— BEGIN DATASET CONTENT —

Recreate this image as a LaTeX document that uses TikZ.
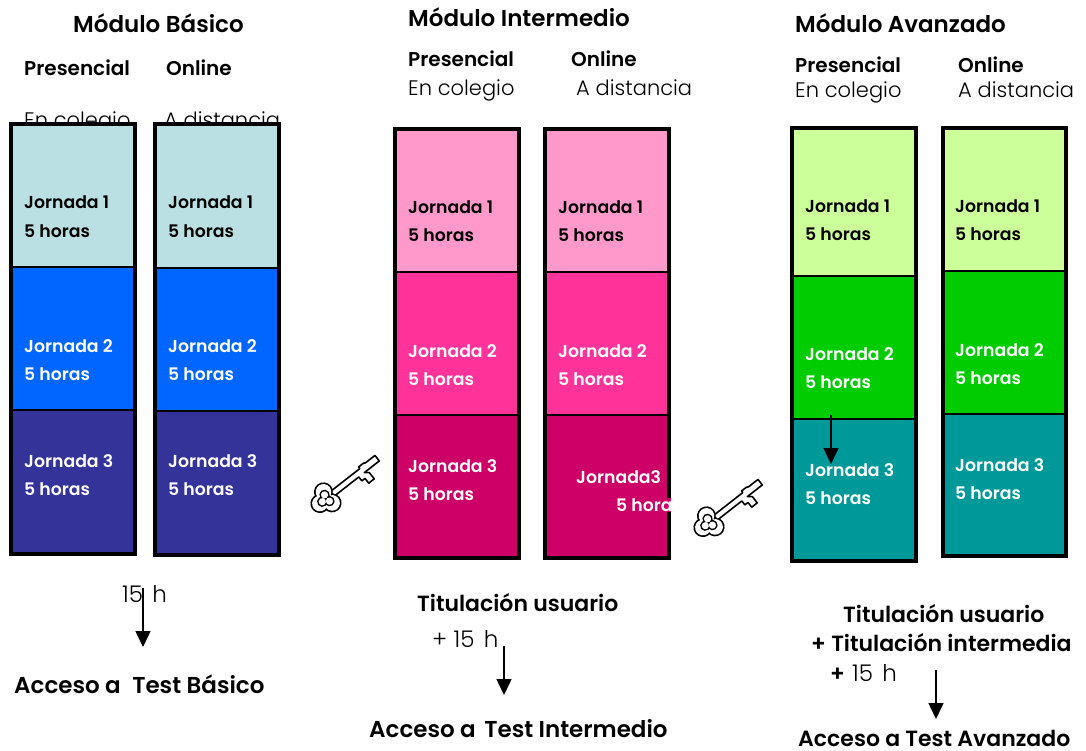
\documentclass[tikz,border=0pt]{standalone}
\usepackage{fontspec}
\setmainfont{Poppins Light}[BoldFont=Poppins SemiBold]
\usetikzlibrary{arrows.meta}
\definecolor{bA}{HTML}{BBE0E3}\definecolor{bB}{HTML}{0066FF}\definecolor{bC}{HTML}{333399}
\definecolor{pA}{HTML}{FF99CC}\definecolor{pB}{HTML}{FF3399}\definecolor{pC}{HTML}{CC0066}
\definecolor{gA}{HTML}{CCFF99}\definecolor{gB}{HTML}{00CC00}\definecolor{gC}{HTML}{009999}
\tikzset{
  x=1pt,y=-1pt,
  txt/.style={anchor=base west,inner sep=0pt,font=\fontsize{#1}{#1}\selectfont},
  txt/.default=21,
  head/.style={txt=23,font=\fontsize{23}{23}\selectfont\bfseries},
  sub/.style={txt=20,font=\fontsize{20}{20}\selectfont\bfseries},
  reg/.style={txt=21},
  hrs/.style={txt=23},
  jor/.style={txt=17,font=\fontsize{17.3}{17.3}\selectfont\bfseries},
  concl/.style={txt=22,font=\fontsize{22}{22}\selectfont\bfseries},
  accs/.style={txt=23,font=\fontsize{23}{23}\selectfont\bfseries},
  border/.style={draw=black,line width=4pt,line join=miter},
  divider/.style={draw=black,line width=1.3pt},
  flow/.style={draw=black,line width=1.5pt,-{Triangle[length=16pt,width=15pt]}},
  keyline/.style={draw=black,fill=white,line width=1.6pt,line join=round},
  keyicon/.pic={
    \fill[black] (-9,0) circle (9.5) (1,-7) circle (9.5) (1,7) circle (9.5);
    \path[keyline] (8,-3) -- (44,-3) -- (44,-5) -- (50,-5) -- (52,-4) -- (64,-4) -- (64,3) -- (45,3)
      -- (49,6) -- (49,14) -- (42,14) -- (42,8) -- (38,8) -- (38,3) -- (8,3) -- cycle;
    \fill[white] (-9,0) circle (7.8) (1,-7) circle (7.8) (1,7) circle (7.8) (8,-1.5) rectangle (14,1.5);
    \fill[black] (-6,0) circle (5.2) (0,-4) circle (5.2) (0,4) circle (5.2);
    \fill[white] (-6,0) circle (3.6) (0,-4) circle (3.6) (0,4) circle (3.6);
  }
}
\newcommand{\stack}[9]{%
  \fill[#7] (#1,#3) rectangle (#2,#4);
  \fill[#8] (#1,#4) rectangle (#2,#5);
  \fill[#9] (#1,#5) rectangle (#2,#6);
  \draw[divider] (#1,#4) -- (#2,#4);
  \draw[divider] (#1,#5) -- (#2,#5);
  \draw[border] (#1,#3) rectangle (#2,#6);
}
\begin{document}
\begin{tikzpicture}
\useasboundingbox (0,0) rectangle (1086,751);
\fill[white] (0,0) rectangle (1086,751);
% headings
\node[head] (h1) at (73,33) {Módulo Básico};
\node[sub] (p1) at (24,76) {Presencial};
\node[sub] (o1) at (166,76) {Online};
\node[reg] (e1) at (24,128) {En colegio};
\node[reg] (a1) at (164,128) {A distancia};
\node[head] (h2) at (408,27) {Módulo Intermedio};
\node[sub] (p2) at (408,67) {Presencial};
\node[sub] (o2) at (571,67) {Online};
\node[reg] (e2) at (408,96) {En colegio};
\node[reg] (a2) at (576,96) {A distancia};
\node[head] (h3) at (795,33) {Módulo Avanzado};
\node[sub] (p3) at (795,73) {Presencial};
\node[sub] (o3) at (958,73) {Online};
\node[reg] (e3) at (795,98) {En colegio};
\node[reg] (a3) at (958,98) {A distancia};
% columns
\stack{11}{135}{124}{267}{410}{554}{bA}{bB}{bC}
\stack{155}{279}{124}{268}{411}{555}{bA}{bB}{bC}
\stack{395}{519}{129}{272}{415}{558}{pA}{pB}{pC}
\stack{545}{669}{129}{272}{415}{558}{pA}{pB}{pC}
\stack{792}{916}{128}{276}{419}{561}{gA}{gB}{gC}
\stack{943}{1066}{128}{271}{414}{556}{gA}{gB}{gC}
% jornada labels
\newcommand{\jl}[5]{\node[jor,text=#5] (#1a) at (#2,#3) {#4}; \node[jor,text=#5] (#1b) at (#2,#3+28) {5 horas};}
\jl{a1}{24}{209}{Jornada 1}{black}
\jl{a2}{24}{352}{Jornada 2}{white}
\jl{a3}{24}{467}{Jornada 3}{white}
\jl{b1}{168}{209}{Jornada 1}{black}
\jl{b2}{168}{352}{Jornada 2}{white}
\jl{b3}{168}{467}{Jornada 3}{white}
\jl{c1}{408}{214}{Jornada 1}{black}
\jl{c2}{408}{357}{Jornada 2}{white}
\jl{c3}{408}{472}{Jornada 3}{white}
\jl{d1}{558}{214}{Jornada 1}{black}
\jl{d2}{558}{357}{Jornada 2}{white}
\node[jor,text=white] (d3a) at (576,483) {Jornada3};
\fill[pC] (640,498) rectangle (671,512);
\begin{scope}
\clip (600,490) rectangle (671,520);
\node[jor,text=white] (d3b) at (616,511) {5 horas};
\end{scope}
\jl{e1}{805}{213}{Jornada 1}{black}
\jl{e2}{805}{360}{Jornada 2}{white}
\jl{e3}{805}{476}{Jornada 3}{white}
\jl{f1}{955}{213}{Jornada 1}{black}
\jl{f2}{955}{356}{Jornada 2}{white}
\jl{f3}{955}{471}{Jornada 3}{white}
% keys
\pic[rotate=38] at (327,498) {keyicon};
\pic[rotate=38] at (710,522) {keyicon};
% bottom texts
\node[hrs] (t1) at (122,602) {15\hspace{3pt} h};
\node[accs] (z1) at (14,693) {Acceso a\hspace{6pt} Test Básico};
\node[concl] (u2) at (417,611) {Titulación usuario};
\node[hrs] (t2) at (432,647) {+ 15\hspace{3pt} h};
\node[accs] (z2) at (369,737) {Acceso a\hspace{3pt} Test Intermedio};
\node[concl] (u3) at (843,622) {Titulación usuario};
\node[concl] (v3) at (811,651) {+ Titulación intermedia};
\node[concl] (pl) at (830,681) {+};
\node[hrs] (t3) at (852,681) {15\hspace{3pt} h};
\node[concl] (z3) at (798,746) {Acceso a Test Avanzado};
% arrows
\coordinate (s1) at (143,588); \coordinate (d1) at (143,647);
\coordinate (s2) at (504,646); \coordinate (d2) at (504,695);
\coordinate (s3) at (936,670); \coordinate (d3) at (936,719);
\coordinate (s4) at (831,415); \coordinate (d4) at (831,464);
\draw[flow] (s1) -- (d1);
\draw[flow] (s2) -- (d2);
\draw[flow] (s3) -- (d3);
\draw[flow] (s4) -- (d4);
\end{tikzpicture}
\end{document}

— END DATASET CONTENT —

* TASK DIRECTIONS *
Reproduce every line of the material precisely, omitting its pictures.

* WRITTEN RESPONSE *
Recreate this image as a LaTeX document that uses TikZ.
\documentclass[tikz,border=0pt]{standalone}
\usepackage{fontspec}
\setmainfont{Poppins Light}[BoldFont=Poppins SemiBold]
\usetikzlibrary{arrows.meta}
\definecolor{bA}{HTML}{BBE0E3}\definecolor{bB}{HTML}{0066FF}\definecolor{bC}{HTML}{333399}
\definecolor{pA}{HTML}{FF99CC}\definecolor{pB}{HTML}{FF3399}\definecolor{pC}{HTML}{CC0066}
\definecolor{gA}{HTML}{CCFF99}\definecolor{gB}{HTML}{00CC00}\definecolor{gC}{HTML}{009999}
\tikzset{
  x=1pt,y=-1pt,
  txt/.style={anchor=base west,inner sep=0pt,font=\fontsize{#1}{#1}\selectfont},
  txt/.default=21,
  head/.style={txt=23,font=\fontsize{23}{23}\selectfont\bfseries},
  sub/.style={txt=20,font=\fontsize{20}{20}\selectfont\bfseries},
  reg/.style={txt=21},
  hrs/.style={txt=23},
  jor/.style={txt=17,font=\fontsize{17.3}{17.3}\selectfont\bfseries},
  concl/.style={txt=22,font=\fontsize{22}{22}\selectfont\bfseries},
  accs/.style={txt=23,font=\fontsize{23}{23}\selectfont\bfseries},
  border/.style={draw=black,line width=4pt,line join=miter},
  divider/.style={draw=black,line width=1.3pt},
  flow/.style={draw=black,line width=1.5pt,-{Triangle[length=16pt,width=15pt]}},
  keyline/.style={draw=black,fill=white,line width=1.6pt,line join=round},
  keyicon/.pic={
    \fill[black] (-9,0) circle (9.5) (1,-7) circle (9.5) (1,7) circle (9.5);
    \path[keyline] (8,-3) -- (44,-3) -- (44,-5) -- (50,-5) -- (52,-4) -- (64,-4) -- (64,3) -- (45,3)
      -- (49,6) -- (49,14) -- (42,14) -- (42,8) -- (38,8) -- (38,3) -- (8,3) -- cycle;
    \fill[white] (-9,0) circle (7.8) (1,-7) circle (7.8) (1,7) circle (7.8) (8,-1.5) rectangle (14,1.5);
    \fill[black] (-6,0) circle (5.2) (0,-4) circle (5.2) (0,4) circle (5.2);
    \fill[white] (-6,0) circle (3.6) (0,-4) circle (3.6) (0,4) circle (3.6);
  }
}
\newcommand{\stack}[9]{%
  \fill[#7] (#1,#3) rectangle (#2,#4);
  \fill[#8] (#1,#4) rectangle (#2,#5);
  \fill[#9] (#1,#5) rectangle (#2,#6);
  \draw[divider] (#1,#4) -- (#2,#4);
  \draw[divider] (#1,#5) -- (#2,#5);
  \draw[border] (#1,#3) rectangle (#2,#6);
}
\begin{document}
\begin{tikzpicture}
\useasboundingbox (0,0) rectangle (1086,751);
\fill[white] (0,0) rectangle (1086,751);
% headings
\node[head] (h1) at (73,33) {Módulo Básico};
\node[sub] (p1) at (24,76) {Presencial};
\node[sub] (o1) at (166,76) {Online};
\node[reg] (e1) at (24,128) {En colegio};
\node[reg] (a1) at (164,128) {A distancia};
\node[head] (h2) at (408,27) {Módulo Intermedio};
\node[sub] (p2) at (408,67) {Presencial};
\node[sub] (o2) at (571,67) {Online};
\node[reg] (e2) at (408,96) {En colegio};
\node[reg] (a2) at (576,96) {A distancia};
\node[head] (h3) at (795,33) {Módulo Avanzado};
\node[sub] (p3) at (795,73) {Presencial};
\node[sub] (o3) at (958,73) {Online};
\node[reg] (e3) at (795,98) {En colegio};
\node[reg] (a3) at (958,98) {A distancia};
% columns
\stack{11}{135}{124}{267}{410}{554}{bA}{bB}{bC}
\stack{155}{279}{124}{268}{411}{555}{bA}{bB}{bC}
\stack{395}{519}{129}{272}{415}{558}{pA}{pB}{pC}
\stack{545}{669}{129}{272}{415}{558}{pA}{pB}{pC}
\stack{792}{916}{128}{276}{419}{561}{gA}{gB}{gC}
\stack{943}{1066}{128}{271}{414}{556}{gA}{gB}{gC}
% jornada labels
\newcommand{\jl}[5]{\node[jor,text=#5] (#1a) at (#2,#3) {#4}; \node[jor,text=#5] (#1b) at (#2,#3+28) {5 horas};}
\jl{a1}{24}{209}{Jornada 1}{black}
\jl{a2}{24}{352}{Jornada 2}{white}
\jl{a3}{24}{467}{Jornada 3}{white}
\jl{b1}{168}{209}{Jornada 1}{black}
\jl{b2}{168}{352}{Jornada 2}{white}
\jl{b3}{168}{467}{Jornada 3}{white}
\jl{c1}{408}{214}{Jornada 1}{black}
\jl{c2}{408}{357}{Jornada 2}{white}
\jl{c3}{408}{472}{Jornada 3}{white}
\jl{d1}{558}{214}{Jornada 1}{black}
\jl{d2}{558}{357}{Jornada 2}{white}
\node[jor,text=white] (d3a) at (576,483) {Jornada3};
\fill[pC] (640,498) rectangle (671,512);
\begin{scope}
\clip (600,490) rectangle (671,520);
\node[jor,text=white] (d3b) at (616,511) {5 horas};
\end{scope}
\jl{e1}{805}{213}{Jornada 1}{black}
\jl{e2}{805}{360}{Jornada 2}{white}
\jl{e3}{805}{476}{Jornada 3}{white}
\jl{f1}{955}{213}{Jornada 1}{black}
\jl{f2}{955}{356}{Jornada 2}{white}
\jl{f3}{955}{471}{Jornada 3}{white}
% keys
\pic[rotate=38] at (327,498) {keyicon};
\pic[rotate=38] at (710,522) {keyicon};
% bottom texts
\node[hrs] (t1) at (122,602) {15\hspace{3pt} h};
\node[accs] (z1) at (14,693) {Acceso a\hspace{6pt} Test Básico};
\node[concl] (u2) at (417,611) {Titulación usuario};
\node[hrs] (t2) at (432,647) {+ 15\hspace{3pt} h};
\node[accs] (z2) at (369,737) {Acceso a\hspace{3pt} Test Intermedio};
\node[concl] (u3) at (843,622) {Titulación usuario};
\node[concl] (v3) at (811,651) {+ Titulación intermedia};
\node[concl] (pl) at (830,681) {+};
\node[hrs] (t3) at (852,681) {15\hspace{3pt} h};
\node[concl] (z3) at (798,746) {Acceso a Test Avanzado};
% arrows
\coordinate (s1) at (143,588); \coordinate (d1) at (143,647);
\coordinate (s2) at (504,646); \coordinate (d2) at (504,695);
\coordinate (s3) at (936,670); \coordinate (d3) at (936,719);
\coordinate (s4) at (831,415); \coordinate (d4) at (831,464);
\draw[flow] (s1) -- (d1);
\draw[flow] (s2) -- (d2);
\draw[flow] (s3) -- (d3);
\draw[flow] (s4) -- (d4);
\end{tikzpicture}
\end{document}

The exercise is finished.